#### REQUIREMENTS
Below are some entries. Transcribe the lines from the one holding "What matplotlib code" to the one holding "from matplotlib.patches import Rectangle", inclusive, but not the pictures among them.
═══ MATERIAL TO PROCESS
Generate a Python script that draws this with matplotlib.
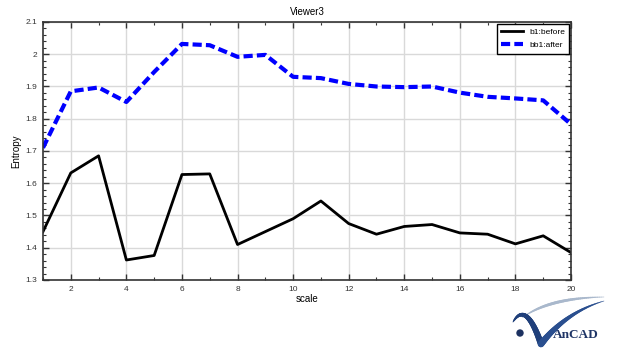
import numpy as np
import matplotlib
matplotlib.use("Agg")
import matplotlib.pyplot as plt
from matplotlib.ticker import MultipleLocator
from matplotlib.lines import Line2D
from matplotlib.patches import Ellipse

plt.rcParams['font.family'] = ['Liberation Sans', 'DejaVu Sans']

scale = list(range(1, 21))
before = [1.450, 1.632, 1.685, 1.362, 1.376, 1.627, 1.629, 1.410, 1.450, 1.490,
          1.545, 1.475, 1.442, 1.466, 1.472, 1.446, 1.442, 1.412, 1.437, 1.385]
after = [1.710, 1.885, 1.897, 1.852, 1.945, 2.032, 2.028, 1.992, 1.998, 1.930,
         1.926, 1.908, 1.900, 1.898, 1.900, 1.881, 1.868, 1.863, 1.857, 1.783]
series_labels = ["b1:before", "bb1:after"]

W, H = 617, 351
fig = plt.figure(figsize=(W / 100, H / 100), dpi=100)
ax = fig.add_axes([43 / W, 1 - 280 / H, (571 - 43) / W, (280 - 22) / H])

ax.plot(scale, before, color="black", lw=2.0, label=series_labels[0])
ax.plot(scale, after, color="#0000ff", lw=3.0, ls=(0, (2.2, 1.0)), label=series_labels[1])

ax.set_xlim(1, 20)
ax.set_ylim(1.3, 2.1)
ax.xaxis.set_major_locator(MultipleLocator(2))
ax.xaxis.set_minor_locator(MultipleLocator(1))
ax.yaxis.set_major_locator(MultipleLocator(0.1))
ax.yaxis.set_minor_locator(MultipleLocator(0.02))
ax.set_yticks(np.arange(1.3, 2.11, 0.1))
ax.set_yticklabels(["1.3", "1.4", "1.5", "1.6", "1.7", "1.8", "1.9", "2", "2.1"])
ax.grid(True, which="major", color="#d9d9d9", lw=1.0)
ax.set_axisbelow(True)
ax.tick_params(which="both", direction="in", top=True, right=True,
               labelsize=6, colors="#333333", pad=4)
ax.tick_params(which="major", length=4, width=1.0)
ax.tick_params(which="minor", length=2, width=0.8)
for s in ax.spines.values():
    s.set_color("#333333")
    s.set_linewidth(1.2)

ax.set_title("Viewer3", fontsize=7, pad=5)
ax.set_xlabel("scale", fontsize=7, labelpad=1)
ax.set_ylabel("Entropy", fontsize=7, labelpad=3)

leg = ax.legend(loc="upper right", fontsize=6, frameon=True, fancybox=False,
                edgecolor="black", framealpha=1, handlelength=2.6,
                borderaxespad=0.2, labelspacing=0.7, borderpad=0.5)
leg.get_frame().set_linewidth(1.0)

# company logo in the lower right corner
def fx(px):
    return px / W

def fy(py):
    return 1 - py / H

def bezier(p0, p1, p2, n=50):
    t = np.linspace(0, 1, n)[:, None]
    pts = (1 - t) ** 2 * np.array(p0) + 2 * (1 - t) * t * np.array(p1) + t ** 2 * np.array(p2)
    return t.ravel(), pts

def stroke(p0, p1, p2, widths, color):
    t, pts = bezier(p0, p1, p2)
    for i in range(len(t) - 1):
        fig.add_artist(Line2D([fx(pts[i, 0]), fx(pts[i + 1, 0])],
                              [fy(pts[i, 1]), fy(pts[i + 1, 1])],
                              color=color, lw=widths(t[i]), solid_capstyle="round"))

# pale upper swoosh
stroke((522, 318), (548, 298), (604, 297), lambda s: 0.3 + 1.8 * np.sin(np.pi * s), "#a9b8cc")
# left arm of the V
stroke((513, 322), (526, 300), (541, 344), lambda s: 0.6 + 4.0 * s ** 0.6, "#1f3f7a")
# right arm of the V
stroke((541, 344), (566, 312), (604, 301), lambda s: 4.5 * (1 - s) + 0.3, "#2a4f8f")
fig.add_artist(Ellipse((fx(520), fy(333)), 6 / W, 6 / H, color="#1c3160"))
fig.text(fx(553), fy(335), "AnCAD", family="Liberation Serif", fontweight="bold",
         fontsize=9.5, color="#1f3566", va="center", ha="left")

fig.savefig("out.png", dpi=100)
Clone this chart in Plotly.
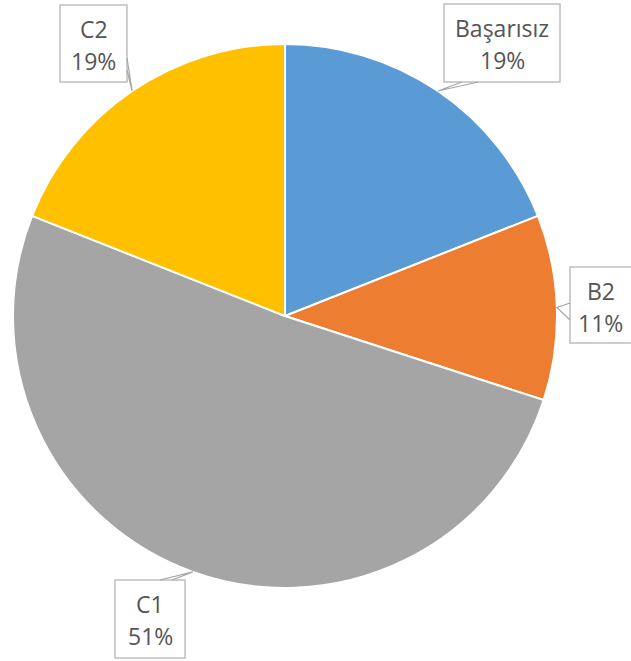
import math
import plotly.graph_objects as go

categories = ["Başarısız", "B2", "C1", "C2"]
values = [19, 11, 51, 19]
percent_labels = ["19%", "11%", "51%", "19%"]
colors = ["#5B9BD5", "#ED7D31", "#A5A5A5", "#FFC000"]

W, H = 631, 661
CX, CY, R = 285, 316, 272

def px(x):
    return x / W

def py(y):
    return 1 - y / H

fig = go.Figure(go.Pie(
    labels=categories,
    values=values,
    sort=False,
    direction="clockwise",
    rotation=0,
    marker=dict(colors=colors, line=dict(color="white", width=2)),
    textinfo="none",
    hoverinfo="label+percent",
    domain=dict(x=[px(CX - R), px(CX + R)], y=[py(CY + R), py(CY - R)]),
    showlegend=False,
))

# label boxes (left, top, right, bottom) and leader-line anchor points on the boxes
boxes = {
    "Başarısız": (444, 4, 560, 82),
    "B2": (570, 267, 633, 343),
    "C1": (115, 580, 185, 658),
    "C2": (60, 5, 127, 82),
}
anchors = {
    "Başarısız": [(462, 82), (478, 82)],
    "B2": [(570, 303), (570, 320)],
    "C1": [(160, 580), (172, 580)],
    "C2": [(127, 58), (127, 70)],
}

total = sum(values)
cum = 0
shapes = []
annotations = []
line_col = "#BFBFBF"
text_col = "#555555"
font_family = "Open Sans, Lato, sans-serif"
for cat, v, pl in zip(categories, values, percent_labels):
    mid = 2 * math.pi * (cum + v / 2) / total
    cum += v
    tx = CX + R * math.sin(mid)
    ty = CY - R * math.cos(mid)
    l, t, r_, b = boxes[cat]
    shapes.append(dict(type="rect", xref="paper", yref="paper",
                       x0=px(l), x1=px(r_), y0=py(b), y1=py(t),
                       line=dict(color=line_col, width=1.5), fillcolor="white", layer="above"))
    (ax1, ay1), (ax2, ay2) = anchors[cat]
    path = "M {} {} L {} {} L {} {}".format(px(ax1), py(ay1), px(tx), py(ty), px(ax2), py(ay2))
    shapes.append(dict(type="path", xref="paper", yref="paper", path=path,
                       line=dict(color="#A6A6A6", width=1.2), layer="above"))
    cxb = (l + min(r_, W)) / 2
    annotations.append(dict(x=px(cxb), y=py(t + 24), xref="paper", yref="paper",
                            text=cat, showarrow=False, xanchor="center", yanchor="middle",
                            font=dict(family=font_family, size=23, color=text_col)))
    annotations.append(dict(x=px(cxb), y=py(t + 56), xref="paper", yref="paper",
                            text=pl, showarrow=False, xanchor="center", yanchor="middle",
                            font=dict(family=font_family, size=23, color=text_col)))

fig.update_layout(
    width=W, height=H,
    margin=dict(l=0, r=0, t=0, b=0),
    paper_bgcolor="white",
    plot_bgcolor="white",
    shapes=shapes,
    annotations=annotations,
)

fig.write_html("out.html", config={"displayModeBar": False},
               post_script="document.body.style.margin='0';document.body.style.overflow='hidden';")
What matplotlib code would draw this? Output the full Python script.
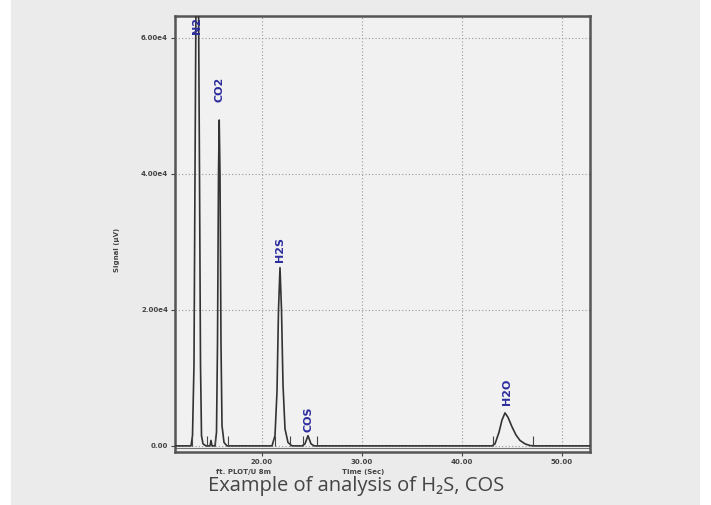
import matplotlib.pyplot as plt
from matplotlib.patches import Rectangle

# chromatogram trace (time in sec, signal in uV)
time = [11.3, 12.9, 13.05, 13.2, 13.3, 13.4, 13.5, 13.65, 13.75, 13.85, 13.95, 14.1, 14.4,
        14.8, 14.9, 15.0, 15.3, 15.45, 15.55, 15.65, 15.72, 15.8, 15.9, 16.0, 16.2, 16.5,
        21.0, 21.3, 21.5, 21.65, 21.8, 21.95, 22.1, 22.3, 22.6, 23.0,
        24.0, 24.3, 24.6, 24.9, 25.2,
        43.0, 43.3, 43.7, 44.0, 44.3, 44.6, 45.0, 45.4, 45.8, 46.3, 46.8, 47.2, 52.8]
signal = [0, 0, 1500, 12000, 40000, 66000, 66000, 66000, 40000, 12000, 1500, 300, 0,
          0, 800, 0, 0, 2000, 15000, 40000, 47900, 40000, 15000, 3000, 500, 0,
          0, 1500, 8000, 20000, 26200, 20000, 9000, 2500, 500, 0,
          0, 300, 1500, 300, 0,
          0, 300, 2000, 3800, 4850, 4200, 2800, 1600, 800, 300, 50, 0, 0]

# integration markers along the baseline
marker_t = [13.0, 14.5, 15.3, 16.6, 21.3, 22.8, 24.1, 25.5, 43.1, 47.1]

peak_names = ["N2", "CO2", "H2S", "COS", "H2O"]
peak_t = [13.5, 15.75, 21.8, 24.6, 44.5]
label_y = [60600, 50600, 27000, 2100, 6000]

x_ticks = [20, 30, 40, 50]
x_ticklabels = ["20.00", "30.00", "40.00", "50.00"]
y_ticks = [0, 20000, 40000, 60000]
y_ticklabels = ["0.00", "2.00e4", "4.00e4", "6.00e4"]

fig = plt.figure(figsize=(7.11, 5.05), dpi=100)
fig.patch.set_facecolor("white")
fig.patches.append(Rectangle((11 / 711, 0), 689 / 711, 1, transform=fig.transFigure,
                             facecolor="#ebebeb", edgecolor="none", zorder=-5))

ax = fig.add_axes([175 / 711, 1 - 452 / 505, 415 / 711, 436 / 505])
ax.set_facecolor("#f1f1f1")
ax.plot(time, signal, color="#333333", lw=1.2, zorder=3)
ax.vlines(marker_t, 0, 1400, color="#444444", lw=0.8, zorder=3)
ax.axhline(-350, color="#777777", lw=0.8, zorder=2)

for name, t, y in zip(peak_names, peak_t, label_y):
    ax.text(t, y, name, rotation=90, ha="center", va="bottom", fontsize=8,
            fontweight="bold", color="#2d2d9e", clip_on=False, zorder=4)

ax.set_xlim(11.3, 52.8)
ax.set_ylim(-900, 63200)
ax.set_xticks(x_ticks)
ax.set_xticklabels(x_ticklabels, fontweight="bold")
ax.set_yticks(y_ticks)
ax.set_yticklabels(y_ticklabels, fontweight="bold")
ax.tick_params(labelsize=5, colors="#444444", length=3, width=0.8, pad=2)
ax.grid(True, color="#999999", lw=0.8, linestyle=(0, (1, 2)))
for s in ax.spines.values():
    s.set_color("#555555")
    s.set_linewidth(1.8)

fig.text(117 / 711, 1 - 250 / 505, "Signal (µV)", rotation=90, ha="center", va="center",
         fontsize=5, color="#444444", fontweight="bold")
fig.text(243 / 711, 1 - 472 / 505, "ft. PLOT/U 8m", ha="center", va="center",
         fontsize=5, color="#444444", fontweight="bold")
fig.text(363 / 711, 1 - 472 / 505, "Time (Sec)", ha="center", va="center",
         fontsize=5, color="#444444", fontweight="bold")
fig.text(356 / 711, 1 - 486 / 505, "Example of analysis of H\u2082S, COS", ha="center",
         va="center", fontsize=14.5, color="#444444", family=["Open Sans", "DejaVu Sans"])

fig.savefig("out.png", dpi=100)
══════
#### ANSWER TO THIS PROBLEM
What matplotlib code would draw this? Output the full Python script.
import matplotlib.pyplot as plt
from matplotlib.patches import Rectangle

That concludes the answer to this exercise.